_RAW DATA_
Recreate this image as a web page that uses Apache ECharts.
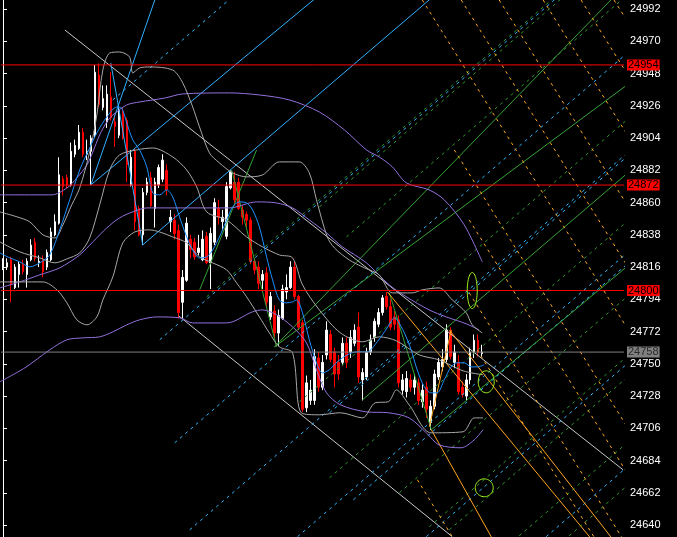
<!DOCTYPE html>
<html><head><meta charset="utf-8">
<script src="https://cdn.jsdelivr.net/npm/echarts@6/dist/echarts.min.js"></script>
<style>html,body{margin:0;padding:0;background:#000;}#c{width:677px;height:537px;}</style>
</head><body><div id="c"></div>
<script>
// ---- price ticks / levels ----
const priceTicks = [24640,24662,24684,24706,24728,24750,24772,24794,24816,24838,24860,24882,24904,24926,24948,24970,24992];
const redLevels = [24954, 24872, 24800];
const bidLevel = 24758;

// ---- candles (open, close, low, high) ----
const opens  = [24816,24816,24821,24802,24811,24818,24811,24821,24833,24819,24821,24816,24821,24838,24846,24876,24877,24872,24893,24897,24908,24893,24895,24906,24947,24925,24915,24932,24915,24906,24922,24916,24872,24895,24856,24838,24867,24877,24856,24872,24876,24882,24847,24848,24841,24792,24807,24835,24833,24826,24821,24837,24819,24833,24856,24847,24837,24870,24874,24874,24855,24852,24848,24820,24816,24807,24812,24782,24786,24771,24781,24799,24802,24816,24796,24778,24720,24725,24725,24754,24734,24756,24770,24758,24751,24751,24764,24758,24764,24775,24739,24741,24758,24768,24777,24785,24796,24789,24782,24780,24732,24731,24739,24734,24737,24724,24734,24710,24721,24741,24748,24753,24772,24751,24751,24734,24728,24739,24758,24766,24757];
const closes = [24820,24819,24804,24816,24818,24813,24820,24831,24822,24820,24813,24826,24840,24847,24879,24871,24872,24895,24899,24908,24893,24895,24904,24949,24927,24931,24934,24918,24912,24923,24904,24886,24891,24847,24838,24867,24874,24858,24874,24884,24889,24869,24850,24839,24785,24809,24846,24828,24823,24829,24835,24819,24839,24860,24850,24850,24871,24881,24862,24856,24850,24848,24820,24814,24805,24811,24792,24796,24771,24783,24801,24802,24816,24796,24775,24719,24737,24732,24755,24734,24751,24773,24753,24743,24743,24764,24751,24768,24773,24741,24744,24758,24766,24779,24785,24795,24789,24775,24777,24737,24739,24740,24734,24739,24725,24732,24719,24721,24743,24751,24753,24773,24755,24758,24731,24729,24739,24758,24766,24758,24758];
const lows   = [24814,24814,24792,24801,24802,24811,24802,24820,24820,24816,24809,24814,24820,24837,24845,24865,24870,24871,24891,24896,24891,24889,24872,24904,24925,24923,24911,24916,24898,24904,24903,24874,24871,24841,24837,24831,24865,24857,24843,24870,24874,24865,24840,24835,24781,24781,24806,24822,24821,24824,24820,24818,24801,24831,24845,24841,24835,24869,24858,24855,24845,24843,24818,24811,24801,24801,24788,24780,24768,24762,24780,24794,24801,24794,24773,24717,24717,24722,24722,24731,24732,24753,24751,24734,24739,24749,24747,24754,24762,24737,24725,24739,24756,24765,24775,24783,24787,24773,24773,24734,24729,24727,24731,24729,24722,24720,24713,24705,24719,24739,24745,24751,24753,24747,24729,24727,24725,24736,24754,24755,24755];
const highs  = [24822,24822,24823,24818,24820,24821,24822,24835,24836,24824,24824,24828,24843,24852,24891,24878,24879,24901,24903,24913,24911,24903,24906,24954,24955,24940,24940,24949,24920,24927,24925,24918,24896,24897,24858,24870,24877,24881,24877,24886,24893,24886,24855,24852,24845,24814,24850,24838,24836,24838,24841,24840,24843,24863,24862,24855,24874,24882,24881,24877,24858,24854,24850,24822,24820,24814,24816,24799,24790,24787,24804,24811,24820,24820,24797,24780,24742,24739,24760,24758,24756,24779,24773,24761,24756,24768,24768,24773,24777,24785,24747,24761,24770,24781,24788,24797,24799,24794,24786,24783,24743,24745,24743,24743,24740,24736,24738,24725,24746,24754,24760,24777,24775,24763,24756,24738,24743,24761,24770,24770,24763];

// ---- indicator curves: [bar, price] ----
const blueMA = [[-0.8,24825.7],[1.7,24822.3],[4.2,24819.6],[6.7,24816.2],[9.2,24818.9],[11.7,24824.3],[14.2,24841.4],[16.7,24861.9],[19.2,24882.3],[21.7,24897.3],[23.5,24907.6],[26,24918.5],[28.5,24925.3],[29.7,24924.6],[31,24914.4],[32.5,24902.8],[34.2,24896],[36,24884.4],[37.5,24866.6],[39.2,24865.3],[41,24868.7],[42.5,24863.9],[44.2,24850.3],[46,24836.6],[47.5,24827.7],[49.2,24822.3],[51,24823],[52.5,24827.7],[54.2,24836.6],[56,24848.2],[57.5,24857.1],[59.2,24860.5],[61,24859.8],[62.5,24855],[64.2,24843.4],[66,24823],[67.5,24807.3],[69.2,24793.6],[71,24791.6],[72.5,24792.3],[73.5,24793.6],[75,24784.8],[76.7,24766.4],[78.5,24750.7],[80,24743.8],[81.7,24745.9],[83.7,24751.3],[86.2,24756.1],[88.7,24758.2],[91.2,24758.2],[93.7,24765],[96.2,24774.5],[98,24781.4],[98.7,24780],[100.5,24771.1],[102.2,24759.5],[103.7,24745.9],[105.5,24734.3],[107.2,24730.2],[108.7,24730.2],[110.5,24739.1],[112.2,24747.9],[113.7,24750.7],[115.5,24750.7],[117.2,24747.9],[118.7,24747.9],[120.5,24749.3]];
const bandUpper = [[-0.8,24853.7],[3.5,24850.3],[6.7,24846.9],[10,24838],[13,24835.9],[15,24844.8],[17.2,24858.4],[19.2,24870],[21.7,24894.6],[23.5,24919.8],[25,24950.5],[26.7,24962.1],[29.2,24962.8],[31.7,24959.4],[32.5,24948.5],[34.2,24951.9],[36.7,24952.6],[42.5,24950.5],[45,24941.7],[47.5,24925.3],[49.2,24911.7],[51.7,24893.9],[54.2,24887.1],[57.5,24880.3],[61,24877.6],[65,24878.9],[69.2,24887.8],[74.2,24887.8],[76.7,24880.3],[78.5,24861.9],[81.2,24836.6],[83,24829.1],[86.7,24820.9],[90.5,24815.5],[94.2,24810.7],[97.5,24798.4],[102.5,24798.4],[105,24800.5],[109.2,24801.8],[112.5,24793.6],[116,24784.8],[117.5,24776.6],[120,24771.1]];
const bandMiddle = [[-0.8,24833.2],[4.2,24826.4],[9.2,24822.3],[13,24818.9],[16,24821.6],[19.2,24825.7],[21.7,24835.9],[24.2,24858.4],[26.7,24882.3],[29.2,24892.6],[33.5,24896],[37.5,24897.3],[42.5,24891.2],[46,24882.3],[48.5,24870.7],[51,24853.7],[56,24848.2],[61,24836.6],[65,24829.8],[69.2,24824.3],[72.5,24822.3],[75,24803.9],[79.2,24786.8],[84.5,24771.1],[90,24765],[94.2,24768.4],[98.5,24765.7],[104.2,24756.1],[109.2,24752.7],[115.2,24745.2],[120.2,24742.5]];
const bandLower = [[-0.8,24805.9],[4.2,24805.9],[10,24805.9],[13.5,24800.5],[16,24791.6],[18.5,24780],[21,24776.6],[23.5,24782],[25,24793.6],[27.5,24809.3],[30,24832.5],[33,24840],[36.7,24841.4],[39.2,24840],[42.5,24836.6],[46,24832.5],[49.2,24823],[52.5,24818.9],[56,24814.1],[58.5,24805.2],[61,24795.7],[64.2,24782],[66.7,24771.1],[69.2,24761.6],[72.5,24757.5],[74.7,24716.5],[79.2,24715.2],[84.5,24716.6],[90,24713.1],[93.2,24723.4],[96.5,24724.1],[98.5,24732.2],[101.7,24722],[107.2,24702.9],[115.2,24703.6],[118,24713.1],[120.2,24713.1]];
const purpleUpper = [[-0.8,24865.3],[12.2,24865.3],[16,24870],[18.5,24876.9],[21,24885.7],[22.5,24894.6],[24.2,24906.2],[26,24915.1],[27.5,24919.8],[31,24926.7],[34.2,24928.7],[40.5,24931.4],[45,24934.2],[56.7,24934.9],[64.2,24933.5],[71.7,24930.1],[79.2,24921.9],[85.5,24909.6],[91,24896],[94.2,24891.2],[97.5,24884.4],[101,24873.5],[106.7,24868.7],[110.5,24861.9],[115.5,24844.8],[120,24819.6]];
const purpleMiddle = [[-0.8,24801.8],[4.2,24805.9],[9.2,24810.7],[14.2,24815.5],[19.2,24824.3],[22.5,24833.2],[26,24842.8],[29.2,24849.6],[32.5,24853.7],[36,24856.4],[40.5,24856.4],[56.7,24856.4],[63.5,24860.5],[68.5,24859.8],[72.5,24856.4],[76.7,24848.2],[81,24839.3],[85,24829.8],[91,24818.9],[96.7,24803.9],[101,24795.7],[106.7,24786.8],[111,24782],[116,24777.3],[119.2,24773.2]];
const purpleLower = [[-0.8,24737.7],[5.5,24747.3],[11.7,24759.5],[16,24766.4],[20,24767.7],[24.2,24768.4],[27.5,24771.8],[31,24776.6],[34.2,24780],[38.5,24782],[44.2,24781.4],[47.5,24777.9],[56,24777.9],[62.5,24785.5],[65,24786.8],[68.5,24783.4],[72.5,24775.2],[76,24764.3],[78.5,24745.9],[81,24730.2],[84.5,24722],[91,24717.2],[96.5,24716.6],[101.7,24713.1],[106,24702.9],[109.2,24694.7],[114.7,24692.7],[118,24698.1],[120.2,24705]];

// ---- drawn objects: [bar0, price0, bar1, price1] ----
const grayTrend = [[15.5,24977.8,155.25,24677.7],[44,24782.7,112.5,24632]];
const cyanSolid = [[22,24872.1,40,25014],[22,24872.1,80,25003.5],[27,24955.3,35,24831.2],[35,24831.2,110,25006]];
const cyanDash = [[27.5,24930.1,60,25006.4],[39.25,24766.4,140,25002.9],[43,24696.1,160,24970.7],[46.75,24636.7,160,24902.5],[73.75,24632,160,24834.4],[87.75,24657.2,160,24826.8],[81.75,24716.5,160,24900.2],[106,24632,160,24758.7],[136,24632,160,24688.3]];
const greenSolid = [[68,24761.6,160,25020.2],[68,24761.6,160,24947.9],[90,24725.4,160,24888.6],[107.25,24705,160,24824.9],[57.25,24882.3,68.5,24761.6],[96.75,24798.4,107.25,24705],[49.25,24800.5,63.5,24896]];
const greenDash = [[51,24795.7,160,25051.5],[74.25,24724.1,160,24925.4],[81.75,24672.2,160,24855.9],[99.25,24662,160,24804.6],[106.75,24638.8,160,24763.8],[111.75,24636.7,160,24749.4],[129.25,24632.6,160,24704.8],[141.75,24632.6,160,24675.4],[79.25,24857.1,160,25046.6],[86,24836.6,160,25010.3]];
const orangeSolid = [[96.25,24799.1,160,24588.6],[107.25,24705,130,24594.3],[111.75,24773.2,160,24604.7],[106.75,24707,112.25,24773.2]];
const orangeDash = [[105,24998.3,165,24736.3],[114.75,24998.3,174.75,24736.3],[124.25,24998.3,184.25,24736.3],[135.25,24998.3,195.25,24736.3],[144.75,24998.3,204.75,24736.3],[153,24998.3,213,24736.3],[113,24896,173,24634],[116.75,24848.2,176.75,24586.2],[116.75,24798.4,176.75,24536.4],[118.75,24759.5,178.75,24497.5],[103.75,24670.9,112.5,24632]];
const ellipses = [[117.5,24800,1.25,12.3],[121,24737.7,2,7.5],[120.5,24665.4,2.25,6.1]];

const NBARS = 156;
const cats = Array.from({length: NBARS}, (_, i) => String(i));
const candleData = opens.map((o, i) => [o, closes[i], lows[i], highs[i]]);

function curve(data, color) {
  return {type:'line', xAxisIndex:1, data, symbol:'none', smooth:0.3, silent:true, clip:true, z:4,
    lineStyle:{color, width:1}};
}
function segs(list, color, dashed) {
  return list.map(s => ({type:'line', xAxisIndex:1, data:[[s[0],s[1]],[s[2],s[3]]], symbol:'none', silent:true, clip:true, z:3,
    lineStyle:{color, width:1, type: dashed ? [3,4] : 'solid'}}));
}
function level(v, lineColor, boxColor, textColor) {
  return {type:'line', xAxisIndex:1, data:[[-0.5, v],[NBARS - 0.5, v]], symbol:'none', silent:true, clip:false, z:5,
    lineStyle:{color:lineColor, width:1, type:'solid'},
    endLabel:{show:true, distance:3, fontSize:11, fontFamily:'Liberation Sans, Arial, sans-serif',
      color:textColor, backgroundColor:boxColor, padding:[0,1,0,1], lineHeight:11, formatter: () => String(v)}};
}

const series = [
  {type:'candlestick', xAxisIndex:0, data:candleData, barWidth:2, z:2, silent:true,
   itemStyle:{color:'#ffffff', color0:'#ff0000', borderColor:'#ffffff', borderColor0:'#ff0000', borderWidth:1}},
  curve(purpleUpper, '#9370db'), curve(purpleMiddle, '#9370db'), curve(purpleLower, '#9370db'),
  curve(bandUpper, '#a8a8a8'), curve(bandMiddle, '#a8a8a8'), curve(bandLower, '#a8a8a8'),
  curve(blueMA, '#1e90ff'),
  ...segs(grayTrend, '#c8c8c8', false),
  ...segs(cyanSolid, '#30b0ff', false),
  ...segs(cyanDash, '#30b8ff', true),
  ...segs(greenSolid, '#36a336', false),
  ...segs(greenDash, '#2f9a2f', true),
  ...segs(orangeSolid, '#ffa520', false),
  ...segs(orangeDash, '#ffaa22', true),
  ...redLevels.map(v => level(v, '#ff0000', '#ff0000', '#000000')),
  level(bidLevel, '#808080', '#808080', '#2a2a2a'),
  {type:'custom', xAxisIndex:1, data:ellipses, silent:true, z:6, clip:false,
   renderItem:(params, api) => {
     const c = api.coord([api.value(0), api.value(1)]);
     const s = api.size([api.value(2), api.value(3)]);
     const pts = [];
     for (let k = 0; k < 48; k++) {
       const a = k / 48 * Math.PI * 2;
       pts.push([c[0] + s[0] * Math.cos(a), c[1] + s[1] * Math.sin(a)]);
     }
     return {type:'polygon', shape:{points:pts}, style:{fill:null, stroke:'#a2f21e', lineWidth:1}};
   }}
];

const chart = echarts.init(document.getElementById('c'), null, {renderer:'canvas'});
chart.setOption({
  backgroundColor:'#000000',
  animation:false,
  grid:{left:1, right:53, top:0, bottom:0, containLabel:false},
  xAxis:[
    {type:'category', data:cats, boundaryGap:true, show:false},
    {type:'value', min:-0.5, max:NBARS-0.5, show:false}
  ],
  yAxis:{type:'value', position:'right', min:24631.8, max:24998.3, scale:true,
    axisLine:{show:true, lineStyle:{color:'#ffffff', width:1}},
    axisTick:{show:true, length:4, customValues:priceTicks, lineStyle:{color:'#ffffff'}},
    axisLabel:{show:true, customValues:priceTicks, margin:6, color:'#ffffff', fontSize:11,
      fontFamily:'Liberation Sans Narrow, Liberation Sans, Arial, sans-serif', formatter: v => String(v)},
    splitLine:{show:false}},
  series
});
</script>
</body></html>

_YOUR INSTRUCTIONS_
Copy nothing but the lines from the top of the data down to the line containing "const bidLevel = 24758;", and leave the pictures out.

_THE COMPLETED TASK_
Recreate this image as a web page that uses Apache ECharts.
<!DOCTYPE html>
<html><head><meta charset="utf-8">
<script src="https://cdn.jsdelivr.net/npm/echarts@6/dist/echarts.min.js"></script>
<style>html,body{margin:0;padding:0;background:#000;}#c{width:677px;height:537px;}</style>
</head><body><div id="c"></div>
<script>
// ---- price ticks / levels ----
const priceTicks = [24640,24662,24684,24706,24728,24750,24772,24794,24816,24838,24860,24882,24904,24926,24948,24970,24992];
const redLevels = [24954, 24872, 24800];
const bidLevel = 24758;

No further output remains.